Pete’s radio shows are revered around the world. Now the proud host of the 9pm-11pm Friday night slot on BBC Radio 1 – ‘The Pete Tong Show’ (or Essential Selection as it is still tagged internationally) regularly attracts over 2 million listeners via a combination of live feed and ‘listen again’ courtesy of the BBC i-Player and international syndication. On 8 April, Pete celebrated two decades at the station, with a 12 hour special including live sets and guest spots from the biggest figures and hottest new stars in electronic music. Tong also hosts and co-produces the legendary Essential Mix show, and as part of the 12 hour takeover, he delivered his first ever studio Essential Mix.
In September (2009) Pete flipped his time slot with Annie Mac. Pete says he’s honestly more energized than ever. “The move turned out to be one of the most invigorating things I’ve experienced. The show ran in the same time slot for 18 years, which is quite incredible, and I don’t think that will happen again… Of course, there is a stylistic change from broadcasting at 7pm. That show was about bringing through the daytime audience to the night and starting the weekend. Now I feel the show is a more consistent and often more adventurous listen, it has no other job than to entertain you with the best electronic dance music I can get my hands on.
“We have some new features that are going down very well. “15 Minutes Of Fame…” and “24 Hour Party People” – are about getting familiar with the new names on the scene and the voices that go with them. I think people got to know the major DJs’ personalities via my show over the years, figures like Sasha and Carl Cox, Tiesto, The Chemical Brothers and Daft Punk were all first heard on my show and I want to carry on that tradition in 2011 for the new generation”
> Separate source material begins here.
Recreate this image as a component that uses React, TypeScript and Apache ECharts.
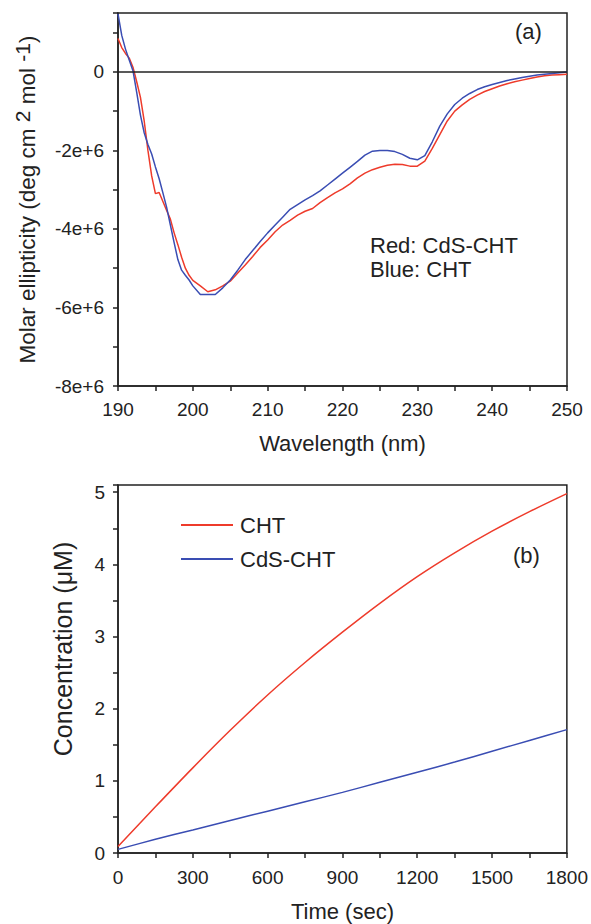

In 2008 Pete moved from Pacha, for a new adventure at Eden in Ibiza. “I was under the cherry spell for five years and had a really good time with them,” he says. “Our Fridays at the club were pretty special. However after five fantastic years I decided I wanted a new challenge.
So, when Eden came calling, Pete made the unprecedented move of jumping ship to the shores of San Antonio. “I wanted to try something different. It was the 20 years anniversary of acid house and the birth of the Balearic scene and it felt right to take myself back to where the story started – San Antonio. It gave me the opportunity to get much more hands on in terms of running the night and booking the talent, and experimenting with mixing up the lineups. I enjoyed the challenge of being part of the rejuvenation of San Antonio too, and I think we succeeded – mission accomplished!”
Wonderland changed the clubbing landscape of San Antonio over the following three years. “Changing peoples perceptions about San An had been the biggest challenge but we got there slowly and surely. We brought Bryan Ferry, Luciano, Fatboy Slim, Deadmau5, Riva Starr, Felix da Housecat, and Lady Gaga – the biggest pop star on the planet. People sat up and took notice all over the world.”
2011 represents another gearshift in Tong’s longstanding relationship with the White Isle, and the island rumours can now be confirmed… The biggest story for Ibiza 2011 is set to begin as Pete returns to Pacha this summer to launch his new Friday night, ‘Pure Pacha all gone Pete Tong’. The weekly night will run from 27th May for 19 weeks until 30th September. More details are imminent – stay tuned.
Pete is as enthused as ever: “I’m very excited and proud to be returning to host Pacha on Friday nights this summer – in so many ways the club feels like my ‘spiritual’ home. ‘Pure Pacha All Gone Pete Tong’ will be a brand new night with an adventurous music policy and a very fresh look. I had a fantastic 3 years with Wonderland but it’s the right time to move on to the next chapter of my Ibiza love affair…. hold tight!”
Pete’s own music output is starting to become more frequent and free flowing – working alongside the likes of Paul Rogers, Dave Spoon and Steve Mac, Pete’s fast-becoming a production powerhouse. “Sometimes I have to explain why I didn’t do more of it before,” says Pete, who has been in the studio with Rogers almost every day this year – it’s an important part of his career now. “Running a record company from 1983 – 2000, I didn’t have time to make music before and I come from an era where DJs didn’t always make music – which would be very unusual today. Back in the day, trying to make a record was more difficult and expensive”.
Recent remixes include; Gorillaz ‘Stylo’, Phoenix, Underworld and U2 with Paul Rogers, and Robyn, Madonna, Cheryl Cole, James Blunt and Razorlight with Dave Spoon.
Pete is also finding more time to combine his twin loves of music and film. Historically, he was the soundtrack supervisor for Human Traffic, Event Horizon, Shopping, The Beach and 24 Hour Party People and executive producer (with a cameo role) in the seminal It’s All Gone Pete Tong. Recent work includes the music and score for Beyond The Rave for Hammer Films and supervision and score for the award winning Harry Brown which starred Sir Michael Caine. More projects are currently in the pipeline.
Which just leaves one last question: did he ever see such longevity being possible back in the early 80s? Pete ponders the question for a moment. “If we’re fortunate of one thing, it’s that we were in the right place at the right time. Without wanting to sound crass, in our own way in our own world, it was a bit like being in The Clash or The Sex Pistols around the time of punk. We all loved music before acid house, but when the rave explosion started, we were in the right place at the right time – and we made the right moves.” He’s still making them now.